Again, as with the assessment of Lee’s reach and grasp as of March 1865, we have to consider what Johnston could call upon.  If the resource, be that supplies or military units, were not close to a railroad, then Johnston could not call upon the resource to meet any immediate need.  Nor could President Jefferson Davis hope to leverage any forces outside Johnston’s reach, to exact any circumstantial change to the inevitable fall.

There were certainly military formations scattered across the south from South Carolina to Texas that remained in the field.  But neither Davis or Johnston had the ability to control those.  Even the “pocket” of Confederate forces from Bristol to Lynchburg, having just responded to Major-General George Stoneman’s raid to Christiansburg, were out of position to provide support to Johnston.
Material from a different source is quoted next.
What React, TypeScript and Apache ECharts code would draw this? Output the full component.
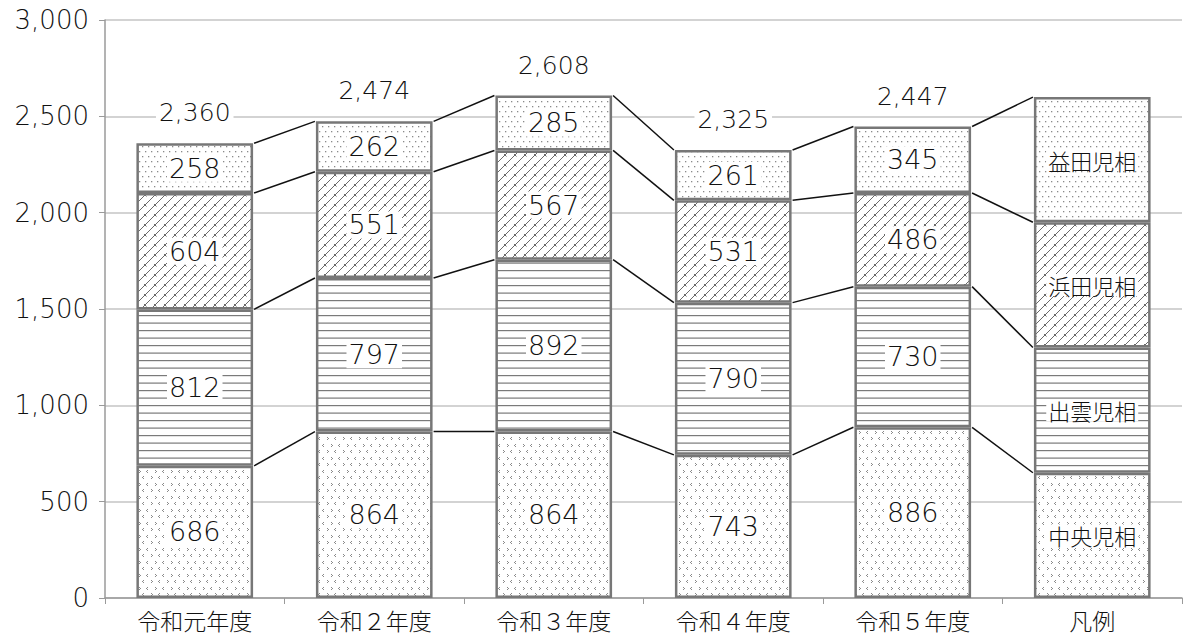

From his headquarters in Smithfield, on April 9, Johnston ordered the destruction of railroad bridges over the Roanoke River at Gaston and Weldon.  This move was just as much intended to block any move south by Federals operating in Virginia as it was to delay a move by Sherman’s forces to march north to join them.  With that act, save for the station at Danville, Johnston had no “influence” into Virginia.

On April 10, a series of reports trickled into Smithfield from Confederate cavalry.  At 7:10 p.m. that day, Major-General Joseph Wheeler reported, “Enemy advanced toward Smithfield to-day.  They say they are going to Raleigh.”

As I mentioned when discussing “Lee’s Confederacy” in March, the last acts of the Confederacy would play out within that shaded area.  But at this point 150 years ago, one of the main characters in the play – Robert E. Lee – was absent from the stage.  Johnston, the only Confederate commander then standing center stage, inherited a sphere of influence that extended only across the center of North Carolina.

There’s a lot I need to “catch up” on for my sesquicentennial time line – Stoneman, Sherman, and Potter…. but the story line is well known.  That sphere of influence would be cut, parted, and split by many hands.